**Short problem:**
Look for the string "React" in the lines and copy each line that has it.
[Start Task material]
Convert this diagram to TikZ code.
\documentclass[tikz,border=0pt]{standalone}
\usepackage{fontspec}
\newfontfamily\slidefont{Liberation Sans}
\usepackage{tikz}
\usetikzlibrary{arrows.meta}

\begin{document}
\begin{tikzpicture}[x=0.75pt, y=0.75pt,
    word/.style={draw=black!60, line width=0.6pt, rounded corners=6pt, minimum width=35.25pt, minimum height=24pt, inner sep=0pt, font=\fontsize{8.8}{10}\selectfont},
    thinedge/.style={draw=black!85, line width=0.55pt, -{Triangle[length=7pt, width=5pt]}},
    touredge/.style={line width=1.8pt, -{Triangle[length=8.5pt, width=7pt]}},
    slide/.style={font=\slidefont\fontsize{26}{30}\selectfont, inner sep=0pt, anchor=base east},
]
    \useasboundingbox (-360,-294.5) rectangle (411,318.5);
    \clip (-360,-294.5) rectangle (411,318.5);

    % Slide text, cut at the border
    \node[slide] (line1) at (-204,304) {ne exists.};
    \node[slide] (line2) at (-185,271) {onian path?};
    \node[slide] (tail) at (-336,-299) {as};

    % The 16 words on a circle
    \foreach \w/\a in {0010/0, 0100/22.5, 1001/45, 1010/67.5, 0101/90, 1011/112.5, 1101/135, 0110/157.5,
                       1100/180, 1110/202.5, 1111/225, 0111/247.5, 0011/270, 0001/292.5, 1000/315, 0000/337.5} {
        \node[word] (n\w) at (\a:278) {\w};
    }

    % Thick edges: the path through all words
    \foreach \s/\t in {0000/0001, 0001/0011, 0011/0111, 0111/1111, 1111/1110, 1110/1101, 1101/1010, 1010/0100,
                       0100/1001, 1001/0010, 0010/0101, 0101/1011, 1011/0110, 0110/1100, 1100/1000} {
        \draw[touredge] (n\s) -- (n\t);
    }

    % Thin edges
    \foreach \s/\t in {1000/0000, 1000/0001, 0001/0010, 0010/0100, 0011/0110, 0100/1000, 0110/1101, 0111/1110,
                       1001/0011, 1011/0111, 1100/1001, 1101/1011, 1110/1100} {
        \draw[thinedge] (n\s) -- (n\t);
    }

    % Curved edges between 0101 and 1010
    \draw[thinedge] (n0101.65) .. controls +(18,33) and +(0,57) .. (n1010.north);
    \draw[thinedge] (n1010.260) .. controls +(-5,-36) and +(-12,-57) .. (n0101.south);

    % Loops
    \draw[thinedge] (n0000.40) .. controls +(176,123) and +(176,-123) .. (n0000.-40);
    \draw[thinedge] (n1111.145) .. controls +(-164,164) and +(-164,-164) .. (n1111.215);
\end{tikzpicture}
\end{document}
[End Task material]
[Start Task material]
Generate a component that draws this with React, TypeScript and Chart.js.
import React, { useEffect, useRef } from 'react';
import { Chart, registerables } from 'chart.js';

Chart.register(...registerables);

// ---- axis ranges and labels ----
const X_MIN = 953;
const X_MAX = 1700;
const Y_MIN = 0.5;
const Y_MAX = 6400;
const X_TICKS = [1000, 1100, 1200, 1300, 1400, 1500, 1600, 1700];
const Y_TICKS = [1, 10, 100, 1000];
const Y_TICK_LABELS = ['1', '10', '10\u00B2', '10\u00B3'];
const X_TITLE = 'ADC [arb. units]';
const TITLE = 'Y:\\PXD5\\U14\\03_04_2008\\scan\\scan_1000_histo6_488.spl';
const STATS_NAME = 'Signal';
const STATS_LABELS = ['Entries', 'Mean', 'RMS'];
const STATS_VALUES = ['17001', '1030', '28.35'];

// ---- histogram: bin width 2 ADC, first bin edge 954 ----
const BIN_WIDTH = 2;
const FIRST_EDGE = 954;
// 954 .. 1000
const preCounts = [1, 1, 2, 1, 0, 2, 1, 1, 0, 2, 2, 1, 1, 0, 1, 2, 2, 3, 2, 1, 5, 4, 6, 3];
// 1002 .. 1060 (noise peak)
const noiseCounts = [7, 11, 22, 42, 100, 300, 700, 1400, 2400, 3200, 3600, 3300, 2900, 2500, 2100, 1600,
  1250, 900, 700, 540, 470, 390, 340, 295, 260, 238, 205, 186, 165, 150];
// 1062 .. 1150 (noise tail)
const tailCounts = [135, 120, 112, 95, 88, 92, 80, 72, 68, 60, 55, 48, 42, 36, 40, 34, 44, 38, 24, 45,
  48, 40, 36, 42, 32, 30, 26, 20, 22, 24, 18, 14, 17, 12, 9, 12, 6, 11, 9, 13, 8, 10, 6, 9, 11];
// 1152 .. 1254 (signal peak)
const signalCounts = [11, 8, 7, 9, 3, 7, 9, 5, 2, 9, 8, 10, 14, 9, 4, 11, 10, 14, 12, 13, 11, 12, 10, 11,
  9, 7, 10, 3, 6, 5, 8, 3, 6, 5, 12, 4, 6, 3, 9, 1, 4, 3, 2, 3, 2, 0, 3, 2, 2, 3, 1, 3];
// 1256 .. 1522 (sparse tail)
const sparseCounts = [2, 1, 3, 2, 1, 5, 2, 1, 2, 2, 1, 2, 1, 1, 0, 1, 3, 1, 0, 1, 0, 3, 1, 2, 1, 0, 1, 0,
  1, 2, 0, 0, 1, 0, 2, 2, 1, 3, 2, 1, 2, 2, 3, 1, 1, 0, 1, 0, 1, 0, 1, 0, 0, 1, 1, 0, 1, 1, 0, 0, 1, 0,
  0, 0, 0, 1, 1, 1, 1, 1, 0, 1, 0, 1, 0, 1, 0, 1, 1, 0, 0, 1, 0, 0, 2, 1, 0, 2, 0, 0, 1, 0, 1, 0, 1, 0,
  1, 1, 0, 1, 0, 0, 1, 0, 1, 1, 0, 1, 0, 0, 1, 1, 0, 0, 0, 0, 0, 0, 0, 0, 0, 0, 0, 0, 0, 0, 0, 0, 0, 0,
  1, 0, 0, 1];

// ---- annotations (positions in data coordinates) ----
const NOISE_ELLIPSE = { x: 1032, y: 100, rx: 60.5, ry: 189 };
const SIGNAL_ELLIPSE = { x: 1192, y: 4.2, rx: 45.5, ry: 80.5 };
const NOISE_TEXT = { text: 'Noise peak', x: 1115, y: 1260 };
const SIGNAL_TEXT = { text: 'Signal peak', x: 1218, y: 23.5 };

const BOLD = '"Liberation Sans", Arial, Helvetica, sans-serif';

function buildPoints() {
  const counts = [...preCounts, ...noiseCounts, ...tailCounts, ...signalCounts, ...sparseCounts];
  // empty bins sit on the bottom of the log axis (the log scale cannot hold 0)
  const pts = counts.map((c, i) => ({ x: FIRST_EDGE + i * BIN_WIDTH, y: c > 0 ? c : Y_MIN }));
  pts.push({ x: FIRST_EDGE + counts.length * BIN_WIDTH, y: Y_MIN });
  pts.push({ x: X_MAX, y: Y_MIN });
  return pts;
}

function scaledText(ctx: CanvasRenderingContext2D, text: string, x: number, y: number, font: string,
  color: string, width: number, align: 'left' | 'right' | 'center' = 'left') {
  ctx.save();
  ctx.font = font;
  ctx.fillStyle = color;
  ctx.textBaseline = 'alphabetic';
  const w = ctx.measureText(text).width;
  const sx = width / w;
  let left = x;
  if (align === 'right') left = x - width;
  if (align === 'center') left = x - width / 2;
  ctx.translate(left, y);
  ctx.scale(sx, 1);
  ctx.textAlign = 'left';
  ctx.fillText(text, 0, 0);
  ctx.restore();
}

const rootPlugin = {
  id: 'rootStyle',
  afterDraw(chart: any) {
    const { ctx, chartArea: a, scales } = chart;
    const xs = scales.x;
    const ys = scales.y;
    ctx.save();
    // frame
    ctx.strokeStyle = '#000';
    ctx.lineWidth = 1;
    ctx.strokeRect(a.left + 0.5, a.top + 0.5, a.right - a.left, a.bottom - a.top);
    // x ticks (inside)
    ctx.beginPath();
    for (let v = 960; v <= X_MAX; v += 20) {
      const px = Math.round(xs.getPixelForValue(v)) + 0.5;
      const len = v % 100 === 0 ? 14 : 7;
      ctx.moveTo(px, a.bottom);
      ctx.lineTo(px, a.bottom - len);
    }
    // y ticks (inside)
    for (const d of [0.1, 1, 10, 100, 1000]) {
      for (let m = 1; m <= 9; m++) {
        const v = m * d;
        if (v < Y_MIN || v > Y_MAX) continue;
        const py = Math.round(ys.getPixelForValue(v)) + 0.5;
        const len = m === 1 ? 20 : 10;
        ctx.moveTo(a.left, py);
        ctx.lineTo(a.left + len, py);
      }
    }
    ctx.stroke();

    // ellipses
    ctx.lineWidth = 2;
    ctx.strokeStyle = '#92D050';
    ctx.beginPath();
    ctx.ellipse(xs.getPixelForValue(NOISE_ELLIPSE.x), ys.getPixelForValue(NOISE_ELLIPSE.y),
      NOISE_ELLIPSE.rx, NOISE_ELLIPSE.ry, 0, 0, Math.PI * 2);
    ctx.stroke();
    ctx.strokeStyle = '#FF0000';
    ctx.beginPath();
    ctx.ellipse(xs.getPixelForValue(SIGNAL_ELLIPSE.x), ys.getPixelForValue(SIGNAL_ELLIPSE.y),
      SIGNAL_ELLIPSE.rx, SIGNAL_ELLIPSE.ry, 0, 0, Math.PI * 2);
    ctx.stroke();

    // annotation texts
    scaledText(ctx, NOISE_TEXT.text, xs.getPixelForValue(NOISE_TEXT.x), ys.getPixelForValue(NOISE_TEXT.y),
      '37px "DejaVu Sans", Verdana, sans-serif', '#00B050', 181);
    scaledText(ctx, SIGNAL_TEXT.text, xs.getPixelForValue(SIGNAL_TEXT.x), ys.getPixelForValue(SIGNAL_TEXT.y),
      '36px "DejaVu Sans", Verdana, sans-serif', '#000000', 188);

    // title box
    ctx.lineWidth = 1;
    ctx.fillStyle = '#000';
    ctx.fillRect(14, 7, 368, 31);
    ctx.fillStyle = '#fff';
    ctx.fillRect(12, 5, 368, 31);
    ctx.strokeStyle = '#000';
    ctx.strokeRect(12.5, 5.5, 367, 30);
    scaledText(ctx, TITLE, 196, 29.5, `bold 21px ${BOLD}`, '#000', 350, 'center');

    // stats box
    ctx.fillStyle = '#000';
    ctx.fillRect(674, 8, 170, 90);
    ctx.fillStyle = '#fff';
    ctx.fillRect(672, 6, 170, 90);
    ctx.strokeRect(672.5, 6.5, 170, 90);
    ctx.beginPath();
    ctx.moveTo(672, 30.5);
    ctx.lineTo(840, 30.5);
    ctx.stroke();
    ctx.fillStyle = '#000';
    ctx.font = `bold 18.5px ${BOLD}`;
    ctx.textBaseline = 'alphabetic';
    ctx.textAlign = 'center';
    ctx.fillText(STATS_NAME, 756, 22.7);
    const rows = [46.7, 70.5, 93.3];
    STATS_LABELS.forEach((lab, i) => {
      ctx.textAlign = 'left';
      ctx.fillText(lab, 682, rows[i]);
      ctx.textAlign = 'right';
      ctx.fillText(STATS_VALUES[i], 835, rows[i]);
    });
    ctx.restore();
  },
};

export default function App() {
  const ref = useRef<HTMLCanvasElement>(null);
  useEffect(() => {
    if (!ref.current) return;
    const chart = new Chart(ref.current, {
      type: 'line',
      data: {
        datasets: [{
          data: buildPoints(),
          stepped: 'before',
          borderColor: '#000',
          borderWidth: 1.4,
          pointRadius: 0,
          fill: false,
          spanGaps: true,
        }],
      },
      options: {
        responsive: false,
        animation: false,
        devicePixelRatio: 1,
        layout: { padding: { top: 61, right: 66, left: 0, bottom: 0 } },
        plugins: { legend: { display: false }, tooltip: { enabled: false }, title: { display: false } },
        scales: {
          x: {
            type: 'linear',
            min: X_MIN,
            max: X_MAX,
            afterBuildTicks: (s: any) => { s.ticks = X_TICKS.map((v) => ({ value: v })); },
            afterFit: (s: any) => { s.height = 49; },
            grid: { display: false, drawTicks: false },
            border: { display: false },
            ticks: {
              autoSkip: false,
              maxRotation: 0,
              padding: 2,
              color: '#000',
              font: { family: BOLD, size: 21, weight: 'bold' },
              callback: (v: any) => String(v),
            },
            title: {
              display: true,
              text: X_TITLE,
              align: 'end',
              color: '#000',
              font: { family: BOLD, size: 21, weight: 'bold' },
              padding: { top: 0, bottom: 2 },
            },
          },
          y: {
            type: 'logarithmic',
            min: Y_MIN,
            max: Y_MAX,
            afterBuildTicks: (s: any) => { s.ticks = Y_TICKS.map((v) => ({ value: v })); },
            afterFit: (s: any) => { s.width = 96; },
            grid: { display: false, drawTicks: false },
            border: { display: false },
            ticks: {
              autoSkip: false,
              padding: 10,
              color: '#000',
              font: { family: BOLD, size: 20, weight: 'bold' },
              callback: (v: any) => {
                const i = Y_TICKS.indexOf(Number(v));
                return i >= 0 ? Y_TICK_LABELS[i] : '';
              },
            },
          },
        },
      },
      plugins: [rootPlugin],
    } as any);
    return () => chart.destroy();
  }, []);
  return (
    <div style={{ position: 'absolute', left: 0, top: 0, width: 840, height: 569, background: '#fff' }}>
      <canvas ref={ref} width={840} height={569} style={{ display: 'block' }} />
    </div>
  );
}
[End Task material]
**Solution for this task:**
Generate a component that draws this with React, TypeScript and Chart.js.
import React, { useEffect, useRef } from 'react';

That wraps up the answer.